→ **MATERIAL**

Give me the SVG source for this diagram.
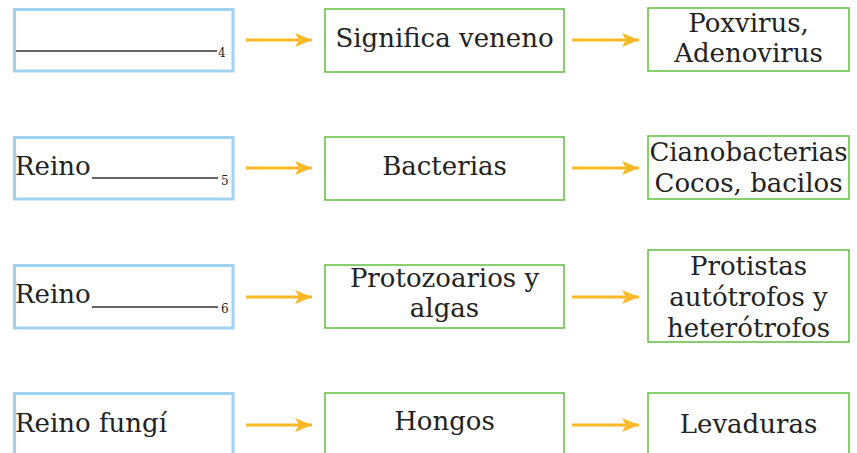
<svg xmlns="http://www.w3.org/2000/svg" width="857" height="453" viewBox="0 0 857 453">
<style>
.blue{fill:#fff;stroke:#9fd3f1;stroke-width:3}
.green{fill:#fff;stroke:#6cc24a;stroke-width:1.6}
.t{font-family:"DejaVu Serif",serif;font-size:26px;fill:#222}
.c{text-anchor:middle}
.sub{font-family:"DejaVu Serif",serif;font-size:12px;fill:#222}
.ul{stroke:#333;stroke-width:1.6}
.arr{stroke:#fbb926;stroke-width:3;fill:none}
</style>
<defs>
<marker id="ah" markerUnits="userSpaceOnUse" markerWidth="18" markerHeight="14" refX="17" refY="7" orient="auto">
<path d="M0,0 L17,7 L0,14 L4,7 Z" fill="#fbb926"/>
</marker>
</defs>
<rect width="857" height="453" fill="#fff"/>
<g id="connectors">
<line class="arr" x1="246" y1="40" x2="312" y2="40" marker-end="url(#ah)"/>
<line class="arr" x1="572" y1="40" x2="639" y2="40" marker-end="url(#ah)"/>
<line class="arr" x1="246" y1="168" x2="312" y2="168" marker-end="url(#ah)"/>
<line class="arr" x1="572" y1="168" x2="639" y2="168" marker-end="url(#ah)"/>
<line class="arr" x1="246" y1="297" x2="312" y2="297" marker-end="url(#ah)"/>
<line class="arr" x1="572" y1="297" x2="639" y2="297" marker-end="url(#ah)"/>
<line class="arr" x1="246" y1="425" x2="312" y2="425" marker-end="url(#ah)"/>
<line class="arr" x1="572" y1="425" x2="639" y2="425" marker-end="url(#ah)"/>
</g>
<g id="n1a">
<rect class="blue" x="14.5" y="9.5" width="218.5" height="61.5"/>
<line class="ul" x1="16" y1="51" x2="217" y2="51"/>
<text class="sub" x="218" y="57">4</text>
</g>
<g id="n1b">
<rect class="green" x="325" y="9" width="239" height="63"/>
<text class="t c" x="444.5" y="47">Significa veneno</text>
</g>
<g id="n1c">
<rect class="green" x="648" y="8" width="201" height="63"/>
<text class="t c" x="748.5" y="32">Poxvirus,</text>
<text class="t c" x="748.5" y="62">Adenovirus</text>
</g>
<g id="n2a">
<rect class="blue" x="14.5" y="137.5" width="218.5" height="61.5"/>
<text class="t" x="15" y="175">Reino</text>
<line class="ul" x1="92" y1="178" x2="218" y2="178"/>
<text class="sub" x="221" y="185">5</text>
</g>
<g id="n2b">
<rect class="green" x="325" y="137" width="239" height="63"/>
<text class="t c" x="444.5" y="175">Bacterias</text>
</g>
<g id="n2c">
<rect class="green" x="648" y="136" width="201" height="63"/>
<text class="t c" x="748.5" y="161">Cianobacterias</text>
<text class="t c" x="748.5" y="192">Cocos, bacilos</text>
</g>
<g id="n3a">
<rect class="blue" x="14.5" y="265.5" width="218.5" height="62.5"/>
<text class="t" x="15" y="303">Reino</text>
<line class="ul" x1="92" y1="307" x2="218" y2="307"/>
<text class="sub" x="221" y="313">6</text>
</g>
<g id="n3b">
<rect class="green" x="325" y="265" width="239" height="63"/>
<text class="t c" x="444.5" y="287">Protozoarios y</text>
<text class="t c" x="444.5" y="317">algas</text>
</g>
<g id="n3c">
<rect class="green" x="648" y="250" width="201" height="92"/>
<text class="t c" x="748.5" y="275">Protistas</text>
<text class="t c" x="748.5" y="306">autótrofos y</text>
<text class="t c" x="748.5" y="337">heterótrofos</text>
</g>
<g id="n4a">
<rect class="blue" x="14.5" y="393.5" width="218.5" height="70"/>
<text class="t" x="15" y="432">Reino fungí</text>
</g>
<g id="n4b">
<rect class="green" x="325" y="393" width="239" height="70"/>
<text class="t c" x="444.5" y="430">Hongos</text>
</g>
<g id="n4c">
<rect class="green" x="648" y="393" width="201" height="70"/>
<text class="t c" x="748.5" y="433">Levaduras</text>
</g>
</svg>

→ **EXERCISE OBJECTIVE**
Ignore the images and quote every line of the listing exactly.

→ **SOLUTION TO THIS PROBLEM**
Give me the SVG source for this diagram.
<svg xmlns="http://www.w3.org/2000/svg" width="857" height="453" viewBox="0 0 857 453">
<style>
.blue{fill:#fff;stroke:#9fd3f1;stroke-width:3}
.green{fill:#fff;stroke:#6cc24a;stroke-width:1.6}
.t{font-family:"DejaVu Serif",serif;font-size:26px;fill:#222}
.c{text-anchor:middle}
.sub{font-family:"DejaVu Serif",serif;font-size:12px;fill:#222}
.ul{stroke:#333;stroke-width:1.6}
.arr{stroke:#fbb926;stroke-width:3;fill:none}
</style>
<defs>
<marker id="ah" markerUnits="userSpaceOnUse" markerWidth="18" markerHeight="14" refX="17" refY="7" orient="auto">
<path d="M0,0 L17,7 L0,14 L4,7 Z" fill="#fbb926"/>
</marker>
</defs>
<rect width="857" height="453" fill="#fff"/>
<g id="connectors">
<line class="arr" x1="246" y1="40" x2="312" y2="40" marker-end="url(#ah)"/>
<line class="arr" x1="572" y1="40" x2="639" y2="40" marker-end="url(#ah)"/>
<line class="arr" x1="246" y1="168" x2="312" y2="168" marker-end="url(#ah)"/>
<line class="arr" x1="572" y1="168" x2="639" y2="168" marker-end="url(#ah)"/>
<line class="arr" x1="246" y1="297" x2="312" y2="297" marker-end="url(#ah)"/>
<line class="arr" x1="572" y1="297" x2="639" y2="297" marker-end="url(#ah)"/>
<line class="arr" x1="246" y1="425" x2="312" y2="425" marker-end="url(#ah)"/>
<line class="arr" x1="572" y1="425" x2="639" y2="425" marker-end="url(#ah)"/>
</g>
<g id="n1a">
<rect class="blue" x="14.5" y="9.5" width="218.5" height="61.5"/>
<line class="ul" x1="16" y1="51" x2="217" y2="51"/>
<text class="sub" x="218" y="57">4</text>
</g>
<g id="n1b">
<rect class="green" x="325" y="9" width="239" height="63"/>
<text class="t c" x="444.5" y="47">Significa veneno</text>
</g>
<g id="n1c">
<rect class="green" x="648" y="8" width="201" height="63"/>
<text class="t c" x="748.5" y="32">Poxvirus,</text>
<text class="t c" x="748.5" y="62">Adenovirus</text>
</g>
<g id="n2a">
<rect class="blue" x="14.5" y="137.5" width="218.5" height="61.5"/>
<text class="t" x="15" y="175">Reino</text>
<line class="ul" x1="92" y1="178" x2="218" y2="178"/>
<text class="sub" x="221" y="185">5</text>
</g>
<g id="n2b">
<rect class="green" x="325" y="137" width="239" height="63"/>
<text class="t c" x="444.5" y="175">Bacterias</text>
</g>
<g id="n2c">
<rect class="green" x="648" y="136" width="201" height="63"/>
<text class="t c" x="748.5" y="161">Cianobacterias</text>
<text class="t c" x="748.5" y="192">Cocos, bacilos</text>
</g>
<g id="n3a">
<rect class="blue" x="14.5" y="265.5" width="218.5" height="62.5"/>
<text class="t" x="15" y="303">Reino</text>
<line class="ul" x1="92" y1="307" x2="218" y2="307"/>
<text class="sub" x="221" y="313">6</text>
</g>
<g id="n3b">
<rect class="green" x="325" y="265" width="239" height="63"/>
<text class="t c" x="444.5" y="287">Protozoarios y</text>
<text class="t c" x="444.5" y="317">algas</text>
</g>
<g id="n3c">
<rect class="green" x="648" y="250" width="201" height="92"/>
<text class="t c" x="748.5" y="275">Protistas</text>
<text class="t c" x="748.5" y="306">autótrofos y</text>
<text class="t c" x="748.5" y="337">heterótrofos</text>
</g>
<g id="n4a">
<rect class="blue" x="14.5" y="393.5" width="218.5" height="70"/>
<text class="t" x="15" y="432">Reino fungí</text>
</g>
<g id="n4b">
<rect class="green" x="325" y="393" width="239" height="70"/>
<text class="t c" x="444.5" y="430">Hongos</text>
</g>
<g id="n4c">
<rect class="green" x="648" y="393" width="201" height="70"/>
<text class="t c" x="748.5" y="433">Levaduras</text>
</g>
</svg>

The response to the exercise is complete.